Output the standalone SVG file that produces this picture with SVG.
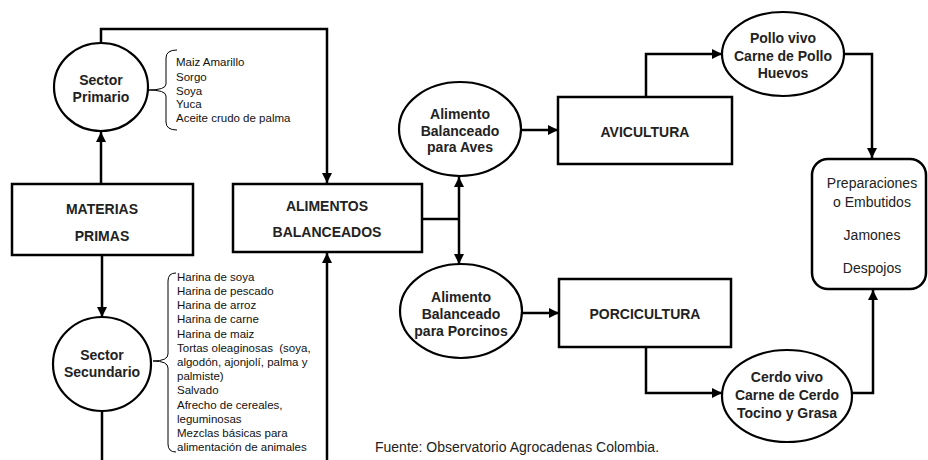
<svg xmlns="http://www.w3.org/2000/svg" width="928" height="460" viewBox="0 0 928 460">
<style>
.bg{fill:#ffffff}
.box{fill:#ffffff;stroke:#000;stroke-width:2.5}
.oval{fill:#ffffff;stroke:#000;stroke-width:2.2}
.con{fill:none;stroke:#000;stroke-width:2.5}
.brace{fill:none;stroke:#000;stroke-width:1}
.lbl{font-family:"Liberation Sans",Arial,sans-serif;font-weight:bold;font-size:14px;fill:#222;text-anchor:middle}
.lblr{font-family:"Liberation Sans",Arial,sans-serif;font-size:14px;fill:#222;text-anchor:middle}
.lst{font-family:"Liberation Sans",Arial,sans-serif;font-size:11.5px;fill:#111}
.src{font-family:"Liberation Sans",Arial,sans-serif;font-size:14px;fill:#222}
</style>
<defs>
<marker id="arr" markerUnits="userSpaceOnUse" markerWidth="10" markerHeight="10" viewBox="0 0 10 10" refX="10" refY="5" orient="auto">
<path d="M0,0 L10,5 L0,10 z" fill="#000"/>
</marker>
</defs>
<rect class="bg" x="0" y="0" width="928" height="460"/>

<g id="connectors">
<path class="con" d="M101,43 V29 H327 V183" marker-end="url(#arr)"/>
<path class="con" d="M101,184 V132" marker-end="url(#arr)"/>
<path class="con" d="M102,255 V317" marker-end="url(#arr)"/>
<path class="con" d="M102,411 V460"/>
<path class="con" d="M327,460 V253" marker-end="url(#arr)"/>
<path class="con" d="M422,219 H459"/>
<path class="con" d="M459,219 V177" marker-end="url(#arr)"/>
<path class="con" d="M459,219 V264" marker-end="url(#arr)"/>
<path class="con" d="M522,130 H558" marker-end="url(#arr)"/>
<path class="con" d="M522,313 H559" marker-end="url(#arr)"/>
<path class="con" d="M646,97 V54 H722" marker-end="url(#arr)"/>
<path class="con" d="M646,347 V393 H722" marker-end="url(#arr)"/>
<path class="con" d="M845,54 H872 V158" marker-end="url(#arr)"/>
<path class="con" d="M852,393 H873 V290" marker-end="url(#arr)"/>
<path class="brace" d="M177,50 Q166,50 166,58 L166,84 Q166,90 148,90 Q166,90 166,96 L166,122 Q166,130 177,130"/>
<path class="brace" d="M176,273 Q168,273 168,281 L168,354 Q168,361 153,361 Q168,361 168,368 L168,444 Q168,452 176,452"/>
</g>

<g id="sector-primario">
<ellipse class="oval" cx="101" cy="87" rx="47" ry="44"/>
<text class="lbl" x="101" y="85">Sector</text>
<text class="lbl" x="101" y="102">Primario</text>
</g>
<g id="lista-primario">
<text class="lst" x="176" y="66">Maiz Amarillo</text>
<text class="lst" x="176" y="81">Sorgo</text>
<text class="lst" x="176" y="95">Soya</text>
<text class="lst" x="176" y="108">Yuca</text>
<text class="lst" x="176" y="122">Aceite crudo de palma</text>
</g>

<g id="materias-primas">
<rect class="box" x="12" y="184" width="181" height="71"/>
<text class="lbl" x="102" y="214">MATERIAS</text>
<text class="lbl" x="102" y="241">PRIMAS</text>
</g>

<g id="sector-secundario">
<ellipse class="oval" cx="102" cy="364" rx="49" ry="47"/>
<text class="lbl" x="102" y="360">Sector</text>
<text class="lbl" x="102" y="377">Secundario</text>
</g>
<g id="lista-secundario">
<text class="lst" x="177" y="281">Harina de soya</text>
<text class="lst" x="177" y="295">Harina de pescado</text>
<text class="lst" x="177" y="309">Harina de arroz</text>
<text class="lst" x="177" y="323">Harina de carne</text>
<text class="lst" x="177" y="338">Harina de maiz</text>
<text class="lst" x="177" y="352">Tortas oleaginosas &#160;(soya,</text>
<text class="lst" x="177" y="366">algodón, ajonjolí, palma y</text>
<text class="lst" x="177" y="380">palmiste)</text>
<text class="lst" x="177" y="394">Salvado</text>
<text class="lst" x="177" y="409">Afrecho de cereales,</text>
<text class="lst" x="177" y="423">leguminosas</text>
<text class="lst" x="177" y="437">Mezclas básicas para</text>
<text class="lst" x="177" y="451">alimentación de animales</text>
</g>

<g id="alimentos-balanceados">
<rect class="box" x="233" y="184" width="189" height="68"/>
<text class="lbl" x="327" y="211">ALIMENTOS</text>
<text class="lbl" x="327" y="237">BALANCEADOS</text>
</g>

<g id="alimento-aves">
<ellipse class="oval" cx="460" cy="129" rx="61" ry="47"/>
<text class="lbl" x="460" y="119">Alimento</text>
<text class="lbl" x="460" y="136">Balanceado</text>
<text class="lbl" x="460" y="152">para Aves</text>
</g>

<g id="alimento-porcinos">
<ellipse class="oval" cx="461" cy="311" rx="61" ry="47"/>
<text class="lbl" x="461" y="302">Alimento</text>
<text class="lbl" x="461" y="319">Balanceado</text>
<text class="lbl" x="461" y="336">para Porcinos</text>
</g>

<g id="avicultura">
<rect class="box" x="558" y="97" width="174" height="67"/>
<text class="lbl" x="645" y="137">AVICULTURA</text>
</g>

<g id="porcicultura">
<rect class="box" x="559" y="279" width="172" height="68"/>
<text class="lbl" x="645" y="319">PORCICULTURA</text>
</g>

<g id="pollo">
<ellipse class="oval" cx="783" cy="54" rx="61" ry="42"/>
<text class="lbl" x="783" y="43">Pollo vivo</text>
<text class="lbl" x="783" y="61">Carne de Pollo</text>
<text class="lbl" x="783" y="78">Huevos</text>
</g>

<g id="cerdo">
<ellipse class="oval" cx="787" cy="396" rx="65" ry="46"/>
<text class="lbl" x="787" y="382">Cerdo vivo</text>
<text class="lbl" x="787" y="400">Carne de Cerdo</text>
<text class="lbl" x="787" y="418">Tocino y Grasa</text>
</g>

<g id="preparaciones">
<rect class="box" x="812" y="159" width="114" height="130" rx="16" ry="16"/>
<text class="lblr" x="872" y="188">Preparaciones</text>
<text class="lblr" x="872" y="207">o Embutidos</text>
<text class="lblr" x="872" y="240">Jamones</text>
<text class="lblr" x="872" y="273">Despojos</text>
</g>

<g id="fuente">
<text class="src" x="375" y="452">Fuente: Observatorio Agrocadenas Colombia.</text>
</g>
</svg>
┄┄┄┄┄┄
■ PROMPT:
The listing above must be printed again exactly, minus its pictures.

■ WRITTEN REPLY:
Output the standalone SVG file that produces this picture with SVG.
<svg xmlns="http://www.w3.org/2000/svg" width="928" height="460" viewBox="0 0 928 460">
<style>
.bg{fill:#ffffff}
.box{fill:#ffffff;stroke:#000;stroke-width:2.5}
.oval{fill:#ffffff;stroke:#000;stroke-width:2.2}
.con{fill:none;stroke:#000;stroke-width:2.5}
.brace{fill:none;stroke:#000;stroke-width:1}
.lbl{font-family:"Liberation Sans",Arial,sans-serif;font-weight:bold;font-size:14px;fill:#222;text-anchor:middle}
.lblr{font-family:"Liberation Sans",Arial,sans-serif;font-size:14px;fill:#222;text-anchor:middle}
.lst{font-family:"Liberation Sans",Arial,sans-serif;font-size:11.5px;fill:#111}
.src{font-family:"Liberation Sans",Arial,sans-serif;font-size:14px;fill:#222}
</style>
<defs>
<marker id="arr" markerUnits="userSpaceOnUse" markerWidth="10" markerHeight="10" viewBox="0 0 10 10" refX="10" refY="5" orient="auto">
<path d="M0,0 L10,5 L0,10 z" fill="#000"/>
</marker>
</defs>
<rect class="bg" x="0" y="0" width="928" height="460"/>

<g id="connectors">
<path class="con" d="M101,43 V29 H327 V183" marker-end="url(#arr)"/>
<path class="con" d="M101,184 V132" marker-end="url(#arr)"/>
<path class="con" d="M102,255 V317" marker-end="url(#arr)"/>
<path class="con" d="M102,411 V460"/>
<path class="con" d="M327,460 V253" marker-end="url(#arr)"/>
<path class="con" d="M422,219 H459"/>
<path class="con" d="M459,219 V177" marker-end="url(#arr)"/>
<path class="con" d="M459,219 V264" marker-end="url(#arr)"/>
<path class="con" d="M522,130 H558" marker-end="url(#arr)"/>
<path class="con" d="M522,313 H559" marker-end="url(#arr)"/>
<path class="con" d="M646,97 V54 H722" marker-end="url(#arr)"/>
<path class="con" d="M646,347 V393 H722" marker-end="url(#arr)"/>
<path class="con" d="M845,54 H872 V158" marker-end="url(#arr)"/>
<path class="con" d="M852,393 H873 V290" marker-end="url(#arr)"/>
<path class="brace" d="M177,50 Q166,50 166,58 L166,84 Q166,90 148,90 Q166,90 166,96 L166,122 Q166,130 177,130"/>
<path class="brace" d="M176,273 Q168,273 168,281 L168,354 Q168,361 153,361 Q168,361 168,368 L168,444 Q168,452 176,452"/>
</g>

<g id="sector-primario">
<ellipse class="oval" cx="101" cy="87" rx="47" ry="44"/>
<text class="lbl" x="101" y="85">Sector</text>
<text class="lbl" x="101" y="102">Primario</text>
</g>
<g id="lista-primario">
<text class="lst" x="176" y="66">Maiz Amarillo</text>
<text class="lst" x="176" y="81">Sorgo</text>
<text class="lst" x="176" y="95">Soya</text>
<text class="lst" x="176" y="108">Yuca</text>
<text class="lst" x="176" y="122">Aceite crudo de palma</text>
</g>

<g id="materias-primas">
<rect class="box" x="12" y="184" width="181" height="71"/>
<text class="lbl" x="102" y="214">MATERIAS</text>
<text class="lbl" x="102" y="241">PRIMAS</text>
</g>

<g id="sector-secundario">
<ellipse class="oval" cx="102" cy="364" rx="49" ry="47"/>
<text class="lbl" x="102" y="360">Sector</text>
<text class="lbl" x="102" y="377">Secundario</text>
</g>
<g id="lista-secundario">
<text class="lst" x="177" y="281">Harina de soya</text>
<text class="lst" x="177" y="295">Harina de pescado</text>
<text class="lst" x="177" y="309">Harina de arroz</text>
<text class="lst" x="177" y="323">Harina de carne</text>
<text class="lst" x="177" y="338">Harina de maiz</text>
<text class="lst" x="177" y="352">Tortas oleaginosas &#160;(soya,</text>
<text class="lst" x="177" y="366">algodón, ajonjolí, palma y</text>
<text class="lst" x="177" y="380">palmiste)</text>
<text class="lst" x="177" y="394">Salvado</text>
<text class="lst" x="177" y="409">Afrecho de cereales,</text>
<text class="lst" x="177" y="423">leguminosas</text>
<text class="lst" x="177" y="437">Mezclas básicas para</text>
<text class="lst" x="177" y="451">alimentación de animales</text>
</g>

<g id="alimentos-balanceados">
<rect class="box" x="233" y="184" width="189" height="68"/>
<text class="lbl" x="327" y="211">ALIMENTOS</text>
<text class="lbl" x="327" y="237">BALANCEADOS</text>
</g>

<g id="alimento-aves">
<ellipse class="oval" cx="460" cy="129" rx="61" ry="47"/>
<text class="lbl" x="460" y="119">Alimento</text>
<text class="lbl" x="460" y="136">Balanceado</text>
<text class="lbl" x="460" y="152">para Aves</text>
</g>

<g id="alimento-porcinos">
<ellipse class="oval" cx="461" cy="311" rx="61" ry="47"/>
<text class="lbl" x="461" y="302">Alimento</text>
<text class="lbl" x="461" y="319">Balanceado</text>
<text class="lbl" x="461" y="336">para Porcinos</text>
</g>

<g id="avicultura">
<rect class="box" x="558" y="97" width="174" height="67"/>
<text class="lbl" x="645" y="137">AVICULTURA</text>
</g>

<g id="porcicultura">
<rect class="box" x="559" y="279" width="172" height="68"/>
<text class="lbl" x="645" y="319">PORCICULTURA</text>
</g>

<g id="pollo">
<ellipse class="oval" cx="783" cy="54" rx="61" ry="42"/>
<text class="lbl" x="783" y="43">Pollo vivo</text>
<text class="lbl" x="783" y="61">Carne de Pollo</text>
<text class="lbl" x="783" y="78">Huevos</text>
</g>

<g id="cerdo">
<ellipse class="oval" cx="787" cy="396" rx="65" ry="46"/>
<text class="lbl" x="787" y="382">Cerdo vivo</text>
<text class="lbl" x="787" y="400">Carne de Cerdo</text>
<text class="lbl" x="787" y="418">Tocino y Grasa</text>
</g>

<g id="preparaciones">
<rect class="box" x="812" y="159" width="114" height="130" rx="16" ry="16"/>
<text class="lblr" x="872" y="188">Preparaciones</text>
<text class="lblr" x="872" y="207">o Embutidos</text>
<text class="lblr" x="872" y="240">Jamones</text>
<text class="lblr" x="872" y="273">Despojos</text>
</g>

<g id="fuente">
<text class="src" x="375" y="452">Fuente: Observatorio Agrocadenas Colombia.</text>
</g>
</svg>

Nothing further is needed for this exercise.